Every generation has to sort through this to a degree. A lot of the hard work was already done by generations past but even assuming we’re smart enough to not toss it all out there will still be things that were perfectly reasonable in years past but no longer make good sense. some we can just ignore and others we have to grapple with to decide what to keep and what to change.
And what kind of mess to leave to the next generation.
I started this out with a famous quote from John Adams. Franklin’s “if you can keep it’ is more my snarky speed but I think Adams is more on point. But Adams wasn’t talking about the limits that make true freedom possible or the need to keep stupid dogs away from Bugs Bunny. Adams was talking about the nuts and bolts of how a democratic republic actually works.
Look out your window. Count the cops. Most of you don’t see a single one, right? Unless a bank was just robbed in your neighborhood or the ‘hot doughnuts’ light is on at Krispy Kreme*, even those who see an officer probably only see at most one or two.
The reason there isn’t a cop living in your house making sure you don’t murder your neighbor is because you don’t need him. You can govern yourself. You may want to kill that idiot across the hall with the dog that kept you up all night but you won’t.
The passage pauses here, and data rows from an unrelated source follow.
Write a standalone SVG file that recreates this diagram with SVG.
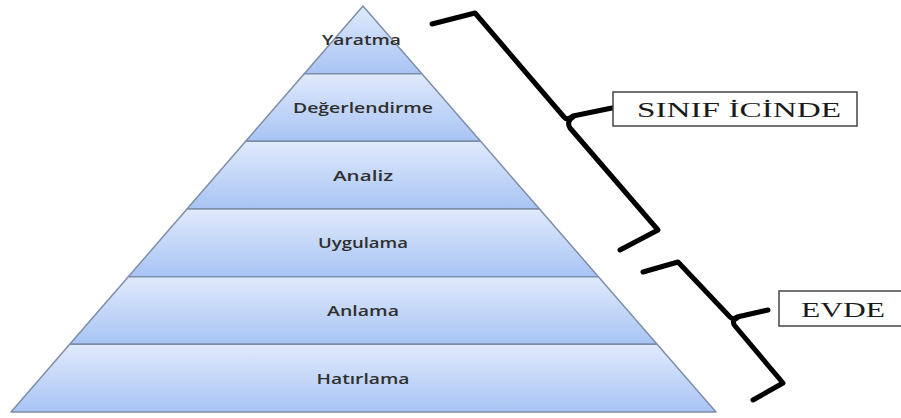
<svg xmlns="http://www.w3.org/2000/svg" width="901" height="418" viewBox="0 0 901 418">
<defs>
<linearGradient id="lg" x1="0" y1="0" x2="0" y2="1">
<stop offset="0" stop-color="#e0eafc"/>
<stop offset="1" stop-color="#a8c4f4"/>
</linearGradient>
</defs>
<style>
.layer{fill:url(#lg);stroke:#7f8ea8;stroke-width:1.5;stroke-linejoin:round}
.lbl{font-family:"Open Sans","DejaVu Sans",sans-serif;font-weight:600;font-size:13.5px;fill:#2f2f2f;text-anchor:middle}
.brace{fill:none;stroke:#000;stroke-width:5;stroke-linejoin:round;stroke-linecap:round}
.box{fill:#fff;stroke:#444;stroke-width:1.5}
.btxt{font-family:"Liberation Serif",serif;font-size:21px;fill:#1a1a1a}
</style>
<rect width="901" height="418" fill="#fff"/>
<g id="layer-yaratma">
<polygon class="layer" points="363,6 421.9,73.7 304.3,73.7"/>
<text class="lbl" x="361.5" y="45" textLength="79" lengthAdjust="spacingAndGlyphs">Yaratma</text>
</g>
<g id="layer-degerlendirme">
<polygon class="layer" points="304.3,73.7 421.9,73.7 480.6,141.3 245.7,141.3"/>
<text class="lbl" x="363" y="113" textLength="140" lengthAdjust="spacingAndGlyphs">Değerlendirme</text>
</g>
<g id="layer-analiz">
<polygon class="layer" points="245.7,141.3 480.6,141.3 539.5,209 187,209"/>
<text class="lbl" x="363" y="181" textLength="60" lengthAdjust="spacingAndGlyphs">Analiz</text>
</g>
<g id="layer-uygulama">
<polygon class="layer" points="187,209 539.5,209 598.4,276.7 128.3,276.7"/>
<text class="lbl" x="363" y="248" textLength="90" lengthAdjust="spacingAndGlyphs">Uygulama</text>
</g>
<g id="layer-anlama">
<polygon class="layer" points="128.3,276.7 598.4,276.7 657.1,344.3 69.7,344.3"/>
<text class="lbl" x="363" y="316" textLength="72" lengthAdjust="spacingAndGlyphs">Anlama</text>
</g>
<g id="layer-hatirlama">
<polygon class="layer" points="69.7,344.3 657.1,344.3 716,412 11,412"/>
<text class="lbl" x="363" y="384" textLength="93" lengthAdjust="spacingAndGlyphs">Hatırlama</text>
</g>
<g id="connectors">
<path class="brace" d="M432,24 L475,13 L564,117 Q567,121 573,116 L612,108"/>
<path class="brace" d="M573,117 Q566,121 570,128 L658,230 L620,250"/>
<path class="brace" d="M643,272 L678,262 L730,317 Q733,320 737,317 L768,310"/>
<path class="brace" d="M737,318 Q731,321 735,326 L783,383 L753,400"/>
</g>
<g id="box-sinif">
<rect class="box" x="613" y="92" width="244" height="34"/>
<text class="btxt" x="637" y="117" textLength="204" lengthAdjust="spacingAndGlyphs">SINIF İCİNDE</text>
</g>
<g id="box-evde">
<rect class="box" x="779" y="291" width="130" height="35"/>
<text class="btxt" x="801" y="317" textLength="84" lengthAdjust="spacingAndGlyphs">EVDE</text>
</g>
</svg>
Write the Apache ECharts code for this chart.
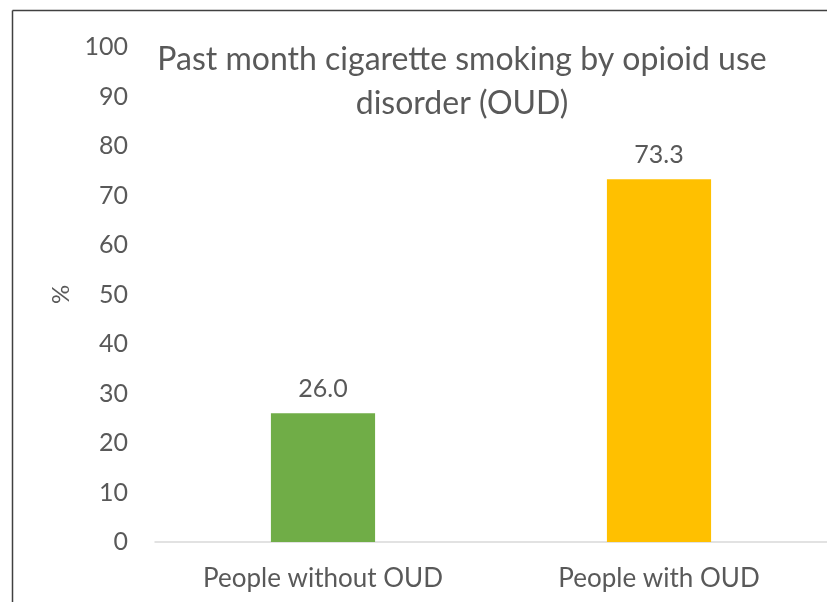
<!DOCTYPE html>
<html>
<head>
<meta charset="utf-8">
<script src="https://cdn.jsdelivr.net/npm/echarts@6/dist/echarts.min.js"></script>
<style>
  html, body { margin: 0; padding: 0; background: #fff; }
  #chart { width: 827px; height: 602px; }
</style>
</head>
<body>
<div id="chart"></div>
<script>
// Past-month cigarette smoking, by OUD status (percent)
const categories = ['People without OUD', 'People with OUD'];
const smokingPct = [26.0, 73.3];
const barColors = ['#70AD47', '#FFC000'];
const titleLines = ['Past month cigarette smoking by opioid use', 'disorder (OUD)'];
const yAxisName = '%';

const FONT = 'Lato, "Open Sans", sans-serif';
const TEXT = '#595959';

const chart = echarts.init(document.getElementById('chart'), null, { renderer: 'canvas' });

chart.setOption({
  backgroundColor: '#ffffff',
  animation: false,
  title: {
    text: titleLines.join('\n'),
    left: 457,
    top: 33,
    textAlign: 'center',
    textStyle: {
      fontFamily: FONT,
      fontSize: 32,
      fontWeight: 'normal',
      color: TEXT,
      lineHeight: 44
    }
  },
  grid: {
    left: 155,
    right: 0,
    top: 47,
    bottom: 60,
    containLabel: false
  },
  xAxis: {
    type: 'category',
    data: categories,
    axisTick: { show: false },
    axisLine: { lineStyle: { color: '#D9D9D9', width: 1.5 } },
    axisLabel: {
      color: TEXT,
      fontFamily: FONT,
      fontSize: 26,
      margin: 24
    }
  },
  yAxis: {
    type: 'value',
    min: 0,
    max: 100,
    interval: 10,
    name: yAxisName,
    nameLocation: 'middle',
    nameGap: 82,
    nameRotate: 90,
    nameTextStyle: { color: TEXT, fontFamily: FONT, fontSize: 24 },
    axisLine: { show: false },
    axisTick: { show: false },
    splitLine: { show: false },
    axisLabel: {
      color: TEXT,
      fontFamily: FONT,
      fontSize: 25,
      margin: 27
    }
  },
  series: [{
    type: 'bar',
    barWidth: '31%',
    data: smokingPct.map((v, i) => ({ value: v, itemStyle: { color: barColors[i] } })),
    label: {
      show: true,
      position: 'top',
      distance: 12,
      color: TEXT,
      fontFamily: FONT,
      fontSize: 25,
      formatter: p => p.value.toFixed(1)
    }
  }],
  graphic: [
    { type: 'line', shape: { x1: 12.5, y1: 10.5, x2: 827, y2: 10.5 }, style: { stroke: '#404040', lineWidth: 1.5 }, silent: true },
    { type: 'line', shape: { x1: 12.5, y1: 10.5, x2: 12.5, y2: 602 }, style: { stroke: '#404040', lineWidth: 1.5 }, silent: true }
  ]
});
</script>
</body>
</html>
As long as the vast majority of people can also govern themselves, we’re golden. No need to hire millions of cops to keep us from stealing everything not nailed down. The few exceptions can be dealt with – that’s why we have a judicial system – only so long as they are exceptions. The instant immorality becomes the norm, we are doomed.
Yeah, I know. Morality has taken some pretty bad hits over the last hundred years. Funny thing is, despite what the polls say and despite what the media would have you believe, the majority still values morality. Most people think cheating on your spouse is just wrong even when making the excuse that these thing happen. Nah, they really don’t. Betrayal isn’t an accident.
Most of us don’t want to be jerks, let alone murderers. This despite over a hundred years of having the religious foundations undermined. No, we don’t have to all be Christian nor are atheists all bad people, but the principles that make up our morality universally stem from religious roots. The dominate in the Western world are Judeo-Christian. Confucianism comes as close as possible to a philosophic morality but in reality, it, too, derives from religion.
Nothing wrong with that. Sometimes we do need to know that justice isn’t just a nice idea but a very real event in our future, be it here or the hereafter. Mind you, that’s a gross oversimplification that does no justice to any religion but there’s always that one jerk who has to know he’ll get a whooping before he’ll stop pulling pigtails.
A government designed to be governed by the governed themselves is completely and utterly dependent on the ability of the governed to govern themselves. That’s more than just a tongue twister. If we can’t play nice without a nanny watching over us, we cannot rule a nation-state. Simple as that.
Morals matter. They matter even more when you want huddled masses to actually breathe free. Freedom isn’t won only in the heat of battle by the blood of our heroes. Freedom is also won when we vote for the candidate we can’t stand because we think he or she is best for the job. When our morals, not the laws and not Big Brother, dictate our behavior, both in private and in the public square.
Responsibility takes all the fun out of freedom but there’d be no freedom without it.
Okay, maybe not all the fun…
*Apologies for the stereotype but I got to mention hot doughnuts in a political commentary!